For Trump, recognition of Jerusalem is merely the fulfilment of a promise made during his election campaign. Yet, other promises made by Trump remain unfulfilled. What became of the promise to label China a currency manipulator on his first day in office? Or to build a wall with Mexico and make Mexico pay for it? This particular promise has been fulfilled because it plays to Trump’s deeply conservative base of electoral support, which includes many evangelical Christians passionately committed to Israel. Moreover, it runs in no danger of being opposed by Congress, the vast majority of whose members — irrespective of party affiliation — render habitual obeisance to Israel.
Recognising Jerusalem as Israel’s capital is, for Trump, nothing more than a “recognition of reality.” But this is a ‘reality’ that has dawned on Trump and his supporters alone. For much of the rest of the world, and particularly for the Arab and Muslim world, the reality is that Jerusalem — at the very least its eastern part — is the rightful capital of a future Palestinian state. America’s volte face on Jerusalem should be a clarion call for the Arab countries to put their incessant mutual squabbling to one side and come together for the greater good of the long-suffering people of Palestine.

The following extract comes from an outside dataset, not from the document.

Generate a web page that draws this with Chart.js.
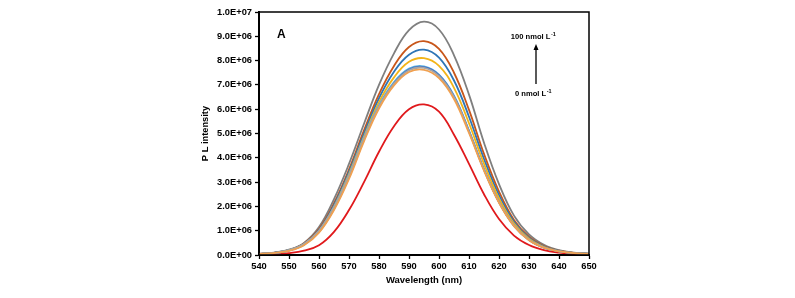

If history is any guide, however, largely impotent verbal condemnations issued from the inconsequential pulpits of the Arab League and the Organisation of Islamic Cooperation will be the extent of the Arab and Muslim countries’ response to what is a collective slap in the face. But history does show other, more heartening pointers, such as the indefatigable spirit of the Palestinians, who have valiantly endured and resisted a brutal occupying power for decades. That resistance will continue, no matter what Trump says or does to further strengthen America’s unholy alliance with Israel in the Holy Land. And that, Mr President, is a reality that will long outlive not only this infamous decision but also the remainder of your already farcical presidency.